A top Trinamool Congress leader, on the condition of anonymity, told this reporter: “Politically, justice Ganguly’s statements, were damaging for us. Though he denied the charges of alleged “sexual harassment of an intern for which everything happened, but his negative hints with growing statistics about rise in human rights violations and our intolerance has handed over much needed weapons to our political rivals, like CPI(M), Congress and BJP, when they virtually have no issues.’’
He agreed “if the message was carried to urban intellectuals alone, things would have mattered less, but if our rival political parties carry this message to rural areas where notorious Kamduni like rapes and murders took place recently, we’ll face political embarrassments that too just a little before LS polls.’’

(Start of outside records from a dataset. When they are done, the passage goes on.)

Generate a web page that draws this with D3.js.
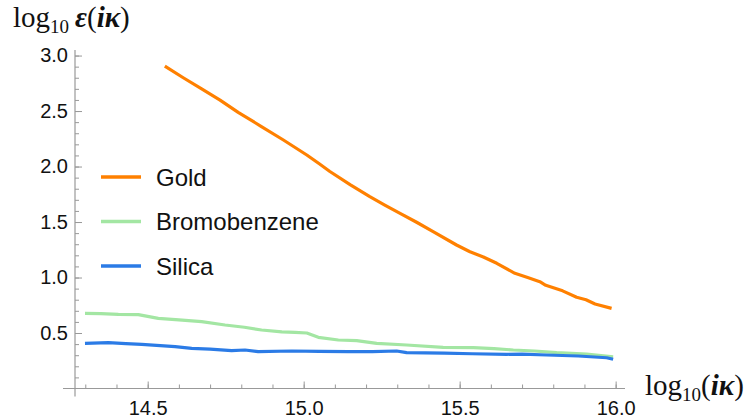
<!DOCTYPE html>
<html>
<head>
<meta charset="utf-8">
<script src="https://cdn.jsdelivr.net/npm/d3@7"></script>
<style>
  body { margin: 0; background: #fff; }
  svg { display: block; }
</style>
</head>
<body>
<svg></svg>
<script>
var width = 747;
var height = 419;

var goldX = [14.555, 14.614, 14.673, 14.732, 14.790, 14.862, 14.935, 15.010, 15.050, 15.084, 15.150, 15.212, 15.260, 15.309, 15.362, 15.415, 15.490, 15.533, 15.576, 15.619, 15.677, 15.718, 15.757, 15.776, 15.830, 15.875, 15.905, 15.934, 15.987];
var goldY = [2.905, 2.800, 2.700, 2.599, 2.488, 2.365, 2.239, 2.104, 2.025, 1.955, 1.835, 1.728, 1.652, 1.578, 1.498, 1.413, 1.293, 1.232, 1.185, 1.128, 1.038, 1.000, 0.962, 0.930, 0.880, 0.822, 0.800, 0.761, 0.722];

var bromoX = [14.299, 14.350, 14.406, 14.470, 14.534, 14.600, 14.673, 14.748, 14.810, 14.865, 14.930, 14.972, 15.010, 15.047, 15.111, 15.170, 15.234, 15.330, 15.447, 15.544, 15.610, 15.672, 15.740, 15.811, 15.907, 15.992];
var bromoY = [0.677, 0.675, 0.668, 0.665, 0.632, 0.618, 0.602, 0.572, 0.552, 0.527, 0.510, 0.506, 0.500, 0.461, 0.437, 0.432, 0.407, 0.392, 0.371, 0.368, 0.360, 0.347, 0.338, 0.323, 0.311, 0.286];

var silicaX = [14.299, 14.374, 14.430, 14.481, 14.588, 14.641, 14.700, 14.769, 14.812, 14.854, 14.962, 15.050, 15.143, 15.220, 15.298, 15.330, 15.450, 15.540, 15.651, 15.700, 15.779, 15.880, 15.971, 15.992];
var silicaY = [0.407, 0.413, 0.405, 0.398, 0.377, 0.362, 0.355, 0.341, 0.347, 0.332, 0.338, 0.334, 0.332, 0.333, 0.338, 0.323, 0.318, 0.313, 0.308, 0.310, 0.302, 0.293, 0.277, 0.263];

var seriesNames = ['Gold', 'Bromobenzene', 'Silica'];
var seriesColors = ['#ff8000', '#a3e6a3', '#2b7be6'];

var xMajor = [14.5, 15.0, 15.5, 16.0];
var xMinor = d3.range(14.3, 16.01, 0.1);
var yMajor = [0.5, 1.0, 1.5, 2.0, 2.5, 3.0];
var yMinor = d3.range(0.1, 3.01, 0.1);

var xScale = d3.scaleLinear()
                .domain([14.267, 16.03])
                .range([75, 625]);

var yScale = d3.scaleLinear()
                .domain([0, 3.05])
                .range([388.5, 50]);

var svg = d3.select('svg')
    .attr('width', width)
    .attr('height', height);

var axisColor = '#999';

// minor ticks
svg.append('g')
    .attr('class', 'minor')
    .attr('transform', 'translate(0,' + yScale(0) + ')')
    .call(d3.axisBottom(xScale).tickValues(xMinor).tickSize(-4).tickFormat(''));

svg.append('g')
    .attr('class', 'minor')
    .attr('transform', 'translate(' + xScale.range()[0] + ',0)')
    .call(d3.axisLeft(yScale).tickValues(yMinor).tickSize(-4).tickFormat(''));

// major ticks
var xAxis = d3.axisBottom(xScale)
              .tickValues(xMajor)
              .tickSize(-7)
              .tickPadding(12)
              .tickFormat(d3.format('.1f'));

var yAxis = d3.axisLeft(yScale)
              .tickValues(yMajor)
              .tickSize(-7)
              .tickPadding(7)
              .tickFormat(d3.format('.1f'));

svg.append('g')
    .attr('class', 'major x')
    .attr('transform', 'translate(0,' + yScale(0) + ')')
    .call(xAxis);

svg.append('g')
    .attr('class', 'major y')
    .attr('transform', 'translate(' + xScale.range()[0] + ',0)')
    .call(yAxis);

svg.selectAll('.domain').remove();
svg.selectAll('.tick line').attr('stroke', axisColor);
svg.selectAll('.tick text')
    .attr('fill', '#111')
    .style('font-family', '"Liberation Sans", Arial, sans-serif')
    .style('font-size', '20px');

// axis lines, crossing a little past each other
svg.append('line')
    .attr('x1', xScale.range()[0] - 12)
    .attr('x2', xScale.range()[1])
    .attr('y1', yScale(0))
    .attr('y2', yScale(0))
    .attr('stroke', axisColor)
    .attr('stroke-width', 1.2);

svg.append('line')
    .attr('x1', xScale.range()[0])
    .attr('x2', xScale.range()[0])
    .attr('y1', yScale.range()[1])
    .attr('y2', yScale(0) + 8)
    .attr('stroke', axisColor)
    .attr('stroke-width', 1.2);

// curves
var line = d3.line()
    .x(d => xScale(d[0]))
    .y(d => yScale(d[1]));

var seriesData = [
  d3.zip(goldX, goldY),
  d3.zip(bromoX, bromoY),
  d3.zip(silicaX, silicaY)
];

svg.append('g')
  .selectAll('path')
  .data(seriesData)
  .enter()
  .append('path')
    .attr('d', line)
    .attr('fill', 'none')
    .attr('stroke', (d, i) => seriesColors[i])
    .attr('stroke-width', 3.2)
    .attr('stroke-linejoin', 'round');

// legend
var legend = svg.append('g')
  .selectAll('g')
  .data(seriesNames)
  .enter()
  .append('g')
    .attr('transform', (d, i) => 'translate(101,' + (177 + i * 44.5) + ')');

legend.append('line')
    .attr('x1', 0)
    .attr('x2', 40)
    .attr('stroke', (d, i) => seriesColors[i])
    .attr('stroke-width', 3.6);

legend.append('text')
    .attr('x', 55)
    .attr('dy', '0.36em')
    .style('font-family', '"Liberation Sans", Arial, sans-serif')
    .style('font-size', '24px')
    .attr('fill', '#111')
    .text(d => d);

// axis labels
var labelFont = '"Liberation Serif", "Times New Roman", serif';

var yLabel = svg.append('text')
    .attr('x', 13)
    .attr('y', 27)
    .style('font-family', labelFont)
    .style('font-size', '29px')
    .attr('fill', '#111');
yLabel.append('tspan').text('log');
yLabel.append('tspan').attr('dy', 6).style('font-size', '19px').text('10');
yLabel.append('tspan').attr('dy', -6).attr('dx', 6).style('font-style', 'italic').style('font-weight', 'bold').text('ε');
yLabel.append('tspan').text('(');
yLabel.append('tspan').style('font-style', 'italic').style('font-weight', 'bold').text('iκ');
yLabel.append('tspan').text(')');

var xLabel = svg.append('text')
    .attr('x', 645)
    .attr('y', 395)
    .style('font-family', labelFont)
    .style('font-size', '29px')
    .attr('fill', '#111');
xLabel.append('tspan').text('log');
xLabel.append('tspan').attr('dy', 6).style('font-size', '19px').text('10');
xLabel.append('tspan').attr('dy', -6).text('(');
xLabel.append('tspan').style('font-style', 'italic').style('font-weight', 'bold').text('iκ');
xLabel.append('tspan').text(')');
</script>
</body>
</html>
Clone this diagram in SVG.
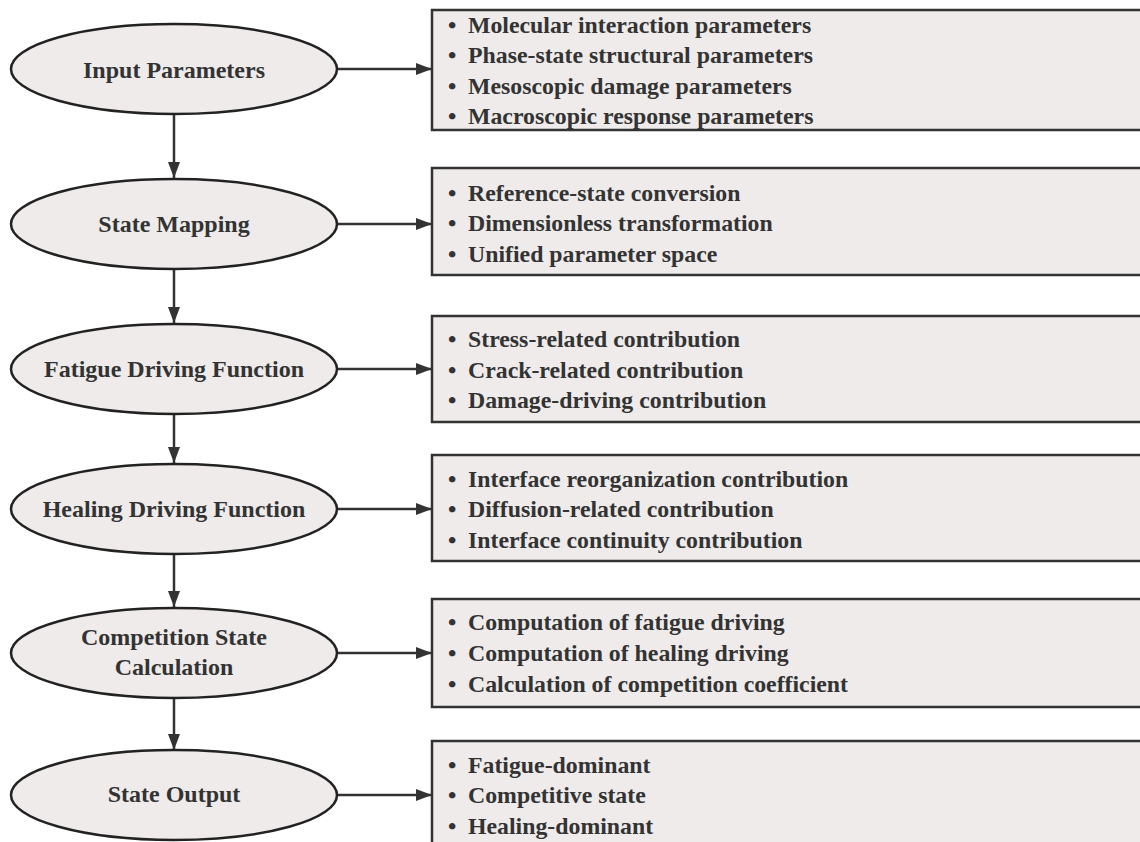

Apparently, justice Ganguly’s last bites politically may not eat up much of Supreme Court, but for State Government it would.
Though Mamata Banerjee and other Trinamool Congress leaders refused to react publicly, but party insiders believe it has already eaten up party’s image vis-a-vis growing and unabetted violence against women in the state which is not discriminating between either rural and urban women.